Because Harchol was teaching a vocational arts class, a teaching certificate was waived. He sought out another teacher to learn behavior management. He was astounded by the success of her methods. “What school did you graduate from?” he asked. “Columbia Teachers’ College,” she responded. But then she added that she had been as helpless as he found himself now when she first started. How to manage a classroom had not been taught.
I KNOW THIS. I took education classes from 1973 to 2008 at 10 different universities (the last being Harvard) and taught for 45 years. Neither during student teaching nor in any of my preparatory classes was I instructed the primary thing that school administrators evaluated every teacher on – classroom management.
So, it is no surprise, that with no background in any kind of instructional game plan, Harchol is a lost soul on day one. His students barely recognize his presence as they busy themselves with their hair, YouTube, sleeping, eating, and provoking fights.

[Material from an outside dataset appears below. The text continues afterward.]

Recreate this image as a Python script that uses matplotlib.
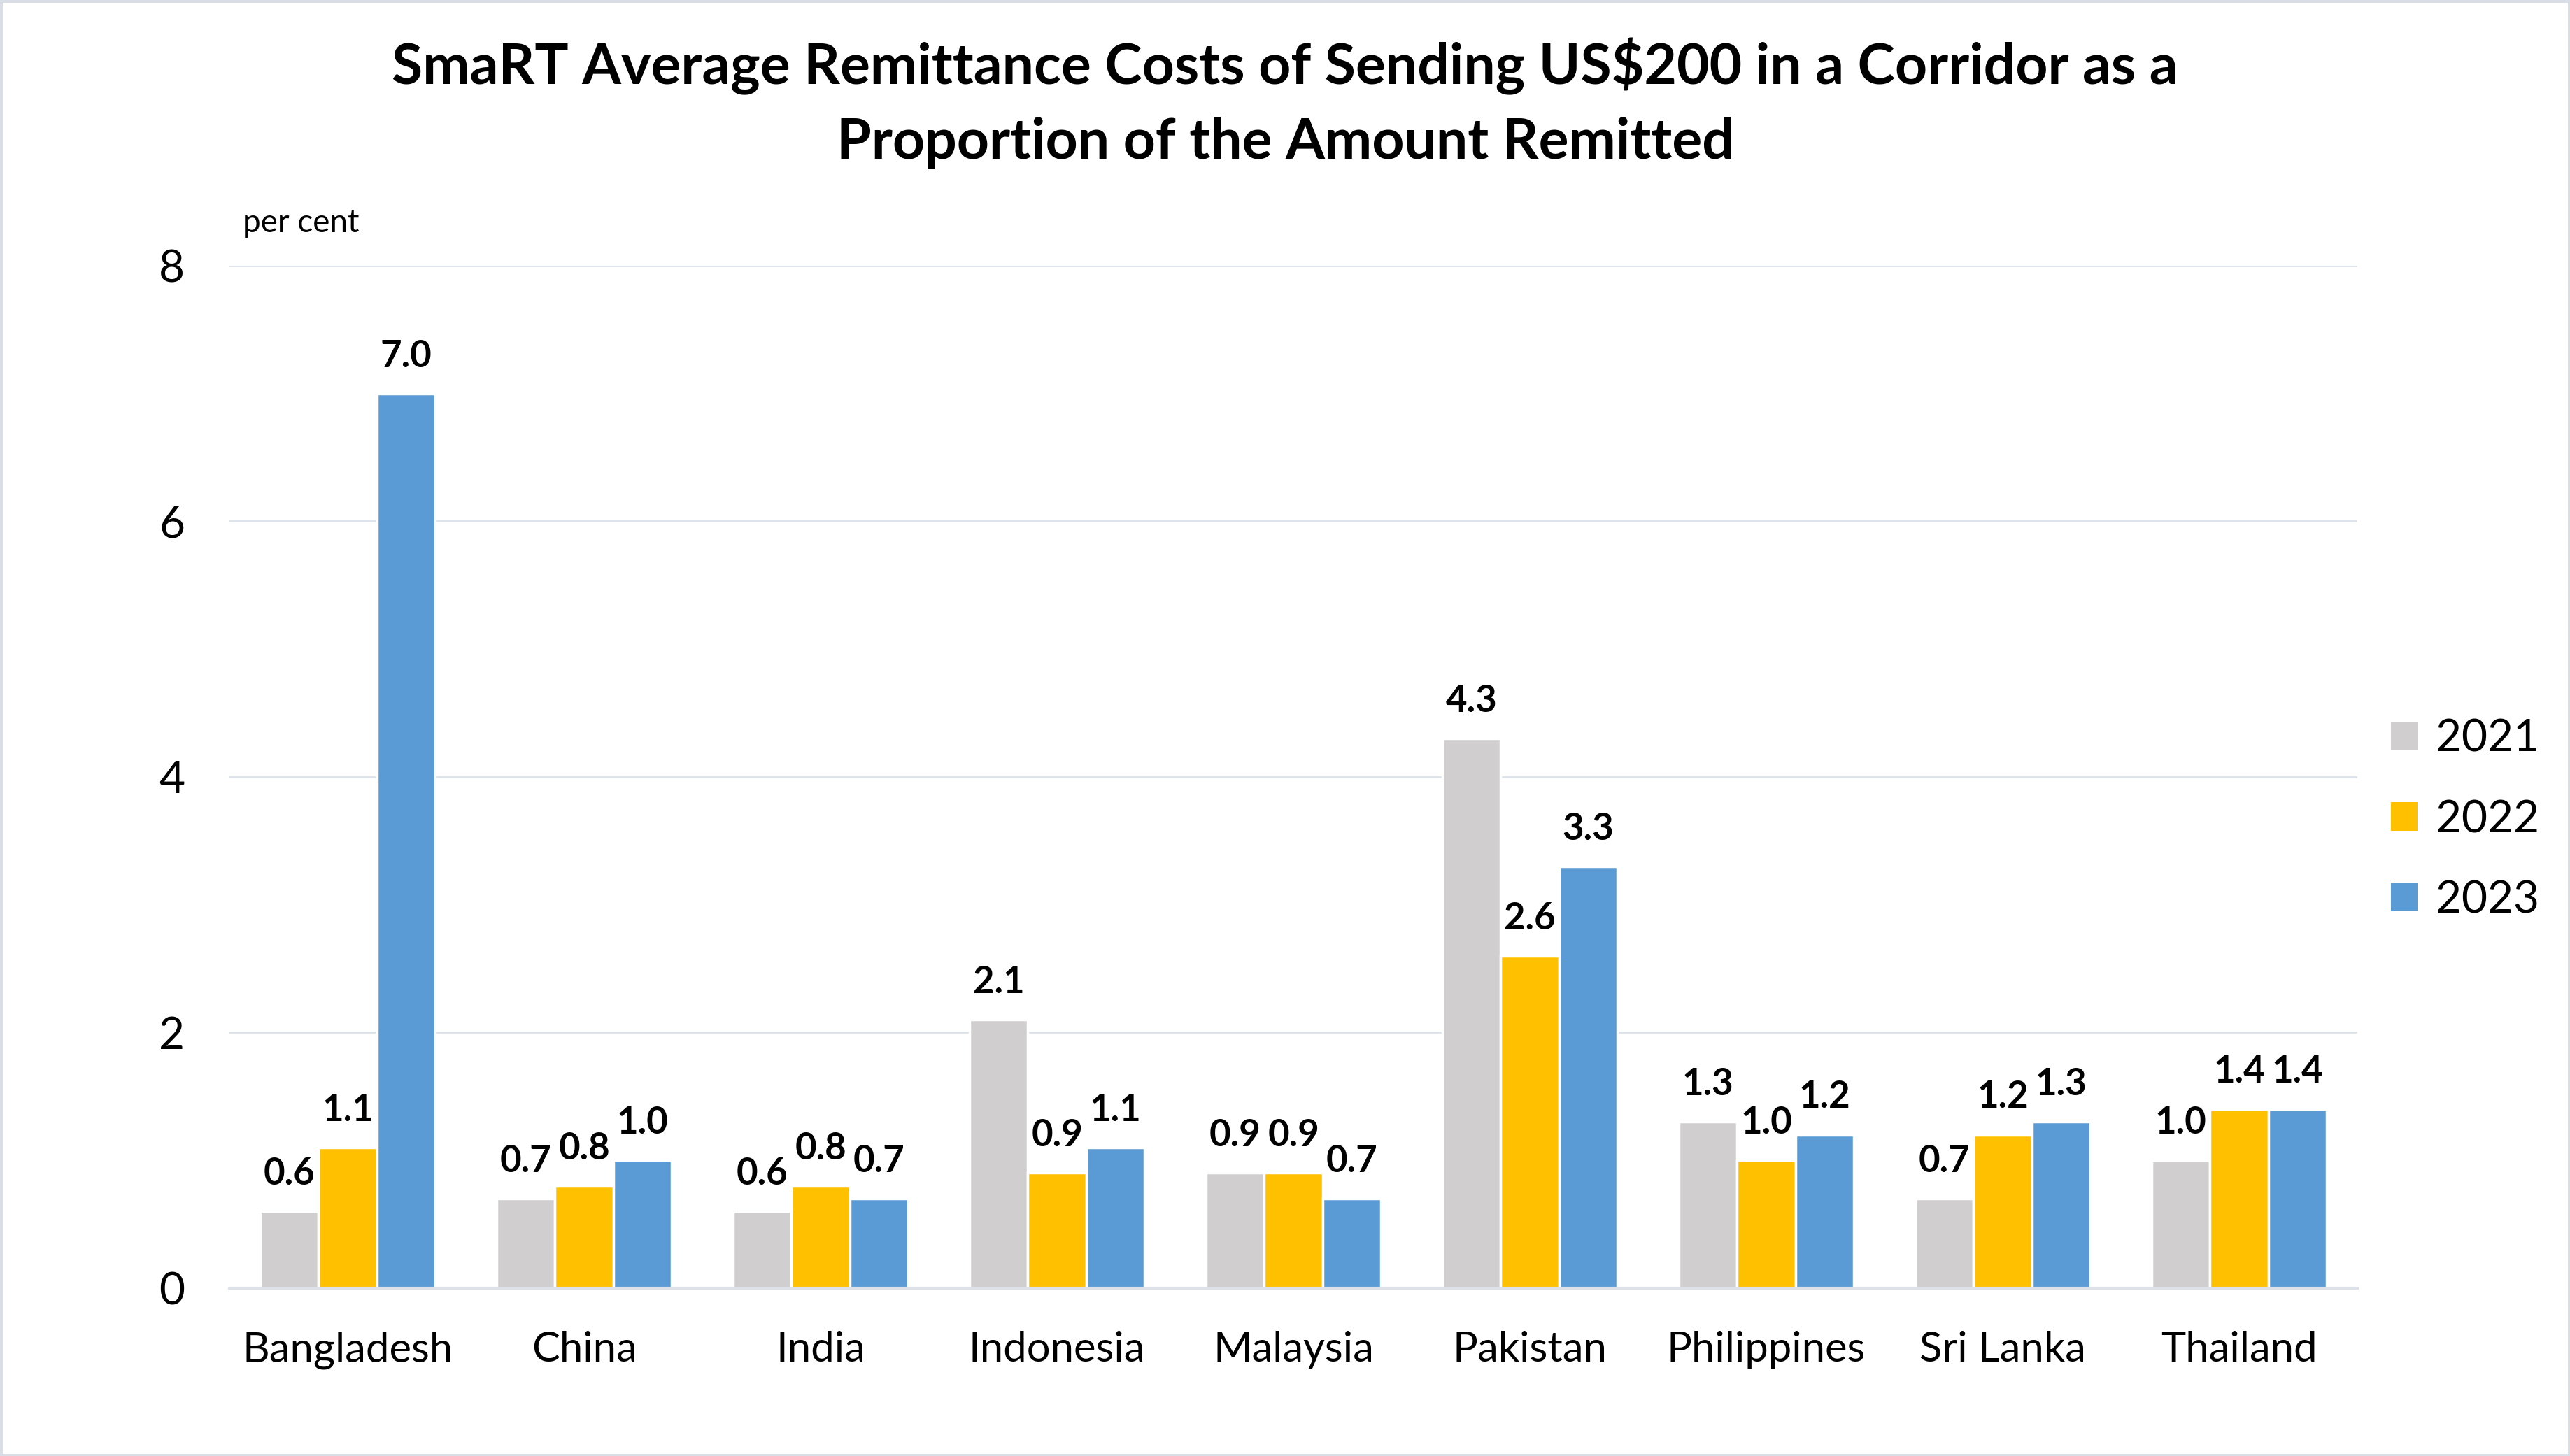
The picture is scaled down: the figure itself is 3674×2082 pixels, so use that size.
import matplotlib.pyplot as plt
import numpy as np
from matplotlib.patches import Rectangle, Patch

plt.rcParams['font.family'] = ['Lato', 'DejaVu Sans']

countries = ['Bangladesh', 'China', 'India', 'Indonesia', 'Malaysia',
             'Pakistan', 'Philippines', 'Sri Lanka', 'Thailand']
years = ['2021', '2022', '2023']
v2021 = [0.6, 0.7, 0.6, 2.1, 0.9, 4.3, 1.3, 0.7, 1.0]
v2022 = [1.1, 0.8, 0.8, 0.9, 0.9, 2.6, 1.0, 1.2, 1.4]
v2023 = [7.0, 1.0, 0.7, 1.1, 0.7, 3.3, 1.2, 1.3, 1.4]
colors = ['#D0CECE', '#FFC000', '#5B9BD5']

fig = plt.figure(figsize=(36.74, 20.82), dpi=100)
ax = fig.add_axes([0.0893, 0.1153, 0.828, 0.7022])

x = np.arange(len(countries))
w = 0.247
for i, (vals, c) in enumerate(zip([v2021, v2022, v2023], colors)):
    bars = ax.bar(x + (i - 1) * w, vals, w, color=c, edgecolor='white',
                  linewidth=2.5, zorder=3)
    for b, v in zip(bars, vals):
        ax.annotate(f'{v:.1f}', (b.get_x() + b.get_width() / 2, v),
                    xytext=(0, 21), textcoords='offset points',
                    ha='center', va='bottom', fontsize=38, fontweight='bold')

ax.set_xlim(-0.5, len(countries) - 0.5)
ax.set_ylim(0, 8)
ax.set_yticks([0, 2, 4, 6, 8])
ax.set_xticks(x)
ax.set_xticklabels(countries)
ax.tick_params(axis='y', length=0, labelsize=46, pad=46)
ax.tick_params(axis='x', length=0, labelsize=43, pad=44)
ax.grid(axis='y', color='#DDE2EA', linewidth=2, zorder=0)
for s in ['left', 'right', 'top']:
    ax.spines[s].set_visible(False)
ax.spines['bottom'].set_color('#DDE2EA')
ax.spines['bottom'].set_linewidth(3)
ax.spines['bottom'].set_zorder(4)

fig.text(0.5, 0.974, 'SmaRT Average Remittance Costs of Sending US$200 in a Corridor as a\nProportion of the Amount Remitted',
         ha='center', va='top', fontsize=58, fontweight='bold', linespacing=1.52)
fig.text(0.0945, 0.847, 'per cent', ha='left', va='center', fontsize=33)

handles = [Patch(facecolor=c) for c in colors]
fig.legend(handles, years, loc='center left', bbox_to_anchor=(0.9147, 0.437),
           frameon=False, fontsize=46, handlelength=0.6, handleheight=0.6,
           handletextpad=0.4, labelspacing=0.9)

fig.add_artist(Rectangle((0, 0), 1, 1, transform=fig.transFigure, fill=False,
                         edgecolor='#D9DEE6', linewidth=5))

fig.savefig('out.png', dpi=100)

Harchol has created a movie that should be shown in every required entry-level education course. Then prospective teacher candidates should have opportunities to practice in the field at various grade levels with successful teachers. Administrators are right to expect classroom management expertise before everything else. If the teacher can’t control the classroom, how can learning ever take place?
What Harchol experienced echoes the nightmare teachers confront. As his film points out, “a 2019 report by the NYC comptroller’s Office the city struggles to retain its newest teachers. In fact, 41 percent of teachers hired in the 2012-13 school year left the system within five years.”
In “About a Teacher,” Harchol is portrayed by Woody Allen-like Dov Tiefenbach. This is master casting and perfect acting. Tiefenbach, so unsure of himself at the beginning, uses what evolves into humility and structure to harness his students. The ending will cause tears, but the film itself is a glorious testament to what really did happen in a New York high school.
Students came back to help Harchol, a classical guitarist, animator, filmmaker, and eventual beloved teacher, to make this excellent feature film, which is now available on Amazon Prime.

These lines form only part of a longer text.